Here, she was safe. Here, she was in control.

Or at least, she had been until now.

Something was different this time. The familiar sanctuary felt... watched. As though someone else had followed her down the careful paths of her mind. Angela pressed herself against the cave wall, its coolness seeping through her mental projection. The copper taste was gone, replaced by the mineral tang of underground springs. But for the first time in all her visits here, she wasn't sure she was alone.

Her favorite memories were stored there, like pictures in a shoebox painted to look like a treasure chest. They were safehere, she was safe here, and eventually it would be over and she would be free.

A storm raged outside the cave and she thought she heard a voice in the wind calling her name. She ignored it, searching instead for the treasure chest of memories.

It called again, louder this time. She didn't recognize it but something inside her craved it. Reluctantly, she stopped looking for the box and crawled to the mouth of the cave to listen.

"Angela, come back," the voice called again. "Let me help you."

Nobody could help her. She was dying. If she stayed in here, it wouldn't hurt.

A shadow appeared in front of the cave and the voice called her again.

"Please, Angela. I can't lose you. Not when I've just found you."

Something in his voice reached deep into her chest and squeezed her heart. He sounded sincere, lonely, and like his heart was going to break.

She reached her hand out to him and he took it in his own clawed, scaled hand.

Private Angela McBride came to in the interrogation chamber and promptly vomited all over the table. With her first breath, she nearly aspirated the bile that seemed to coat her tongue. Strong arms held her up while a hand pounded her back until she could take a breath without choking.

She noted with some satisfaction that she'd managed to vomit all over Dr. Phillips notes. Tears streamed down her face while she turned to look at the man holding her.

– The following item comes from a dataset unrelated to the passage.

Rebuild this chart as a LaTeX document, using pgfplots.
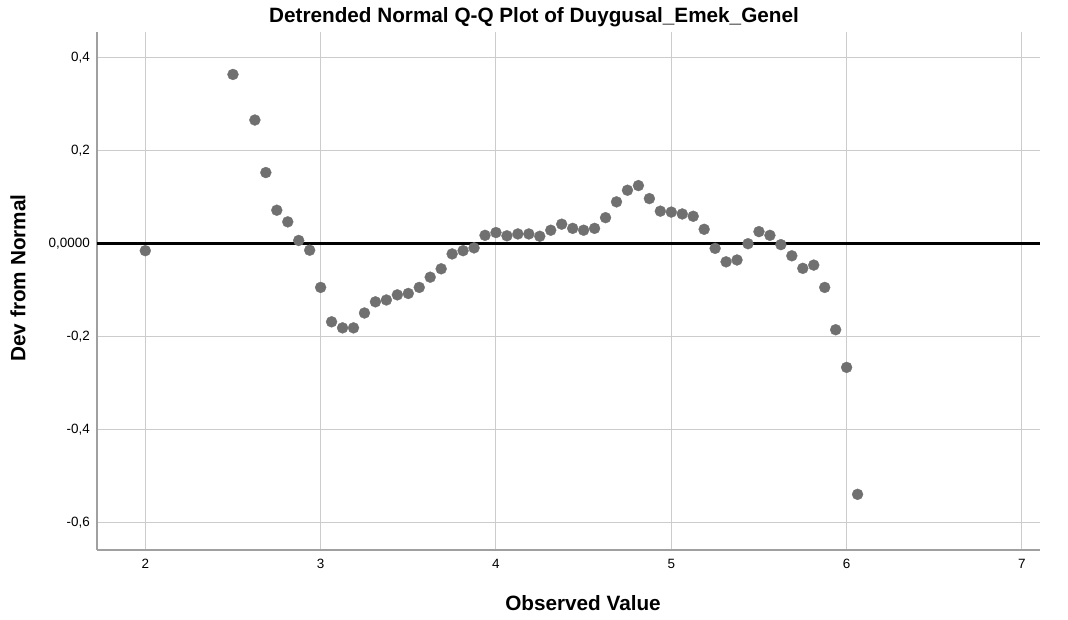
\documentclass[border=0pt]{standalone}
\usepackage{fontspec}
\setmainfont{Liberation Sans}
\usepackage{pgfplots}
\pgfplotsset{compat=1.18}
\definecolor{dotc}{RGB}{112,112,112}
\definecolor{gridc}{RGB}{204,204,204}
\definecolor{axc}{RGB}{160,160,160}
\pgfplotstableread{
x y
2.0 -0.015
2.5 0.364
2.625 0.266
2.6875 0.153
2.75 0.072
2.8125 0.047
2.875 0.007
2.9375 -0.014
3.0 -0.094
3.0625 -0.168
3.125 -0.181
3.1875 -0.181
3.25 -0.149
3.3125 -0.125
3.375 -0.121
3.4375 -0.110
3.5 -0.107
3.5625 -0.094
3.625 -0.072
3.6875 -0.054
3.75 -0.022
3.8125 -0.015
3.875 -0.009
3.9375 0.018
4.0 0.024
4.0625 0.017
4.125 0.021
4.1875 0.021
4.25 0.016
4.3125 0.029
4.375 0.042
4.4375 0.033
4.5 0.029
4.5625 0.033
4.625 0.056
4.6875 0.090
4.75 0.115
4.8125 0.125
4.875 0.097
4.9375 0.070
5.0 0.068
5.0625 0.064
5.125 0.059
5.1875 0.031
5.25 -0.010
5.3125 -0.039
5.375 -0.035
5.4375 0.000
5.5 0.026
5.5625 0.018
5.625 -0.002
5.6875 -0.026
5.75 -0.053
5.8125 -0.046
5.875 -0.094
5.9375 -0.185
6.0 -0.266
6.0625 -0.539
}\qqdata
\begin{document}
\begin{tikzpicture}
\path (-97bp,-70bp) rectangle (971bp,550bp);
\begin{axis}[
  at={(0,0)}, anchor=south west,
  scale only axis, width=943bp, height=518bp,
  xmin=1.7245, xmax=7.103,
  ymin=-0.6587, ymax=0.4553,
  axis x line*=bottom, axis y line*=left,
  axis line style={axc, line width=1.5bp, -},
  grid=major,
  major grid style={gridc, line width=1bp},
  major tick length=0pt,
  xtick={2,3,4,5,6,7},
  ytick={-0.6,-0.4,-0.2,0,0.2,0.4},
  yticklabels={{-0,6},{-0,4},{-0,2},{0,0000},{0,2},{0,4}},
  /pgf/number format/assume math mode=true,
  xticklabel style={font=\fontsize{13.5}{15}\selectfont, inner sep=0pt, anchor=north, yshift=-9bp},
  yticklabel style={font=\fontsize{13.5}{15}\selectfont, inner sep=0pt, anchor=east, xshift=-7bp},
  clip=false,
]
\addplot[dotc, only marks, mark=*, mark size=5.5bp, mark options={draw=dotc, fill=dotc, line width=0.3bp}] table[x=x,y=y]{\qqdata};
\addplot[black, line width=3bp] coordinates {(1.7245,0) (7.103,0)};
\end{axis}
\node[font=\fontsize{20.8}{22}\selectfont\bfseries] at (437bp,532.5bp) {Detrended Normal Q-Q Plot of Duygusal\_Emek\_Genel};
\node[font=\fontsize{20.8}{22}\selectfont\bfseries] at (486bp,-53.5bp) {Observed Value};
\node[font=\fontsize{20.8}{22}\selectfont\bfseries, rotate=90] at (-79bp,272bp) {Dev from Normal};
\end{tikzpicture}
\end{document}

Her gaze landed on a green, scaled neck, rising out of a white button down shirt collar to a face that looked like a cross between a human and a crocodile. Or maybe a gecko?

It was his eyes, though, that caught her. They were human and felt like home.

Chapter 2

Zoric's scales rippled with shock as he looked down at the woman in his arms. Her face should have been impossible - the universe didn't grant second chances at finding one's bonded mate. Yet every instinct in his body recognized her, craved her, needed to protect her.

The familiar ache in his chest, a constant companion since losing Dorcas, transformed into something new as Angela took another precious breath. His arms tightened around her, claws carefully positioned to avoid breaking her delicate human skin. Every breath she took was precious to him and his own lungs burned with the need to breathe for her.

The sterile human facility assaulted his chemoreceptors with layers of artificial scents - disinfectant, fear, stress hormones, and beneath it all, the sweet-salt taste of Angela's distress lingering in the air. His tongue flicked automatically, gatheringmore data about her condition than their primitive medical equipment could detect.

Diplomatic protocol demanded he step back, let the humans handle their prisoner according to their customs. But the newly-formed bond thrummed between them like a living thing, making every cell in his body rebel against letting her go. He'd forgotten how overwhelming a new bond could be - or perhaps it was different this time because he knew the cost of losing one.

"Mr. Zoric," the human interrogator snapped, her voice grating against his auditory membranes. "You can't be in here."

The title felt wrong - too human, too formal for what he had just become to Angela. But explaining that their souls had essentially merged would only complicate an already volatile situation. These humans, with their rigid hierarchies and suspicion of the unknown, weren't ready to understand the depth of what had just happened.

"Just Zoric, Dr. Phillips," he corrected her but made no move to leave. The other half of his soul was still chained to a chair and it would hurt her to snap the chains by pulling her. Removing her from them was going to require the assistance of at least one of the humans around him.

"Zoric," Dr. Phillips corrected. "You are not authorized to be part of this session. I must ask you to put Private McBride down and leave."

"You were hurting her," Zoric protested. "You're not supposed to do that."

"We were not the ones hurting her," one of the soldiers behind him said.

"She was suffocating," Zoric said. "Couldn't you tell? And you triggered it on purpose."

"I did not," Dr. Phillips said. "I would never do that to a patient. We have not mapped all the things that trigger that response. I will have to make a note of this."

She looked down at her notes and her mouth curled in distaste. It was an expression he'd seen many times in his life and he schooled his own to not show his reaction to it. Not that any of the humans there could read his expressions. Or would bother to try.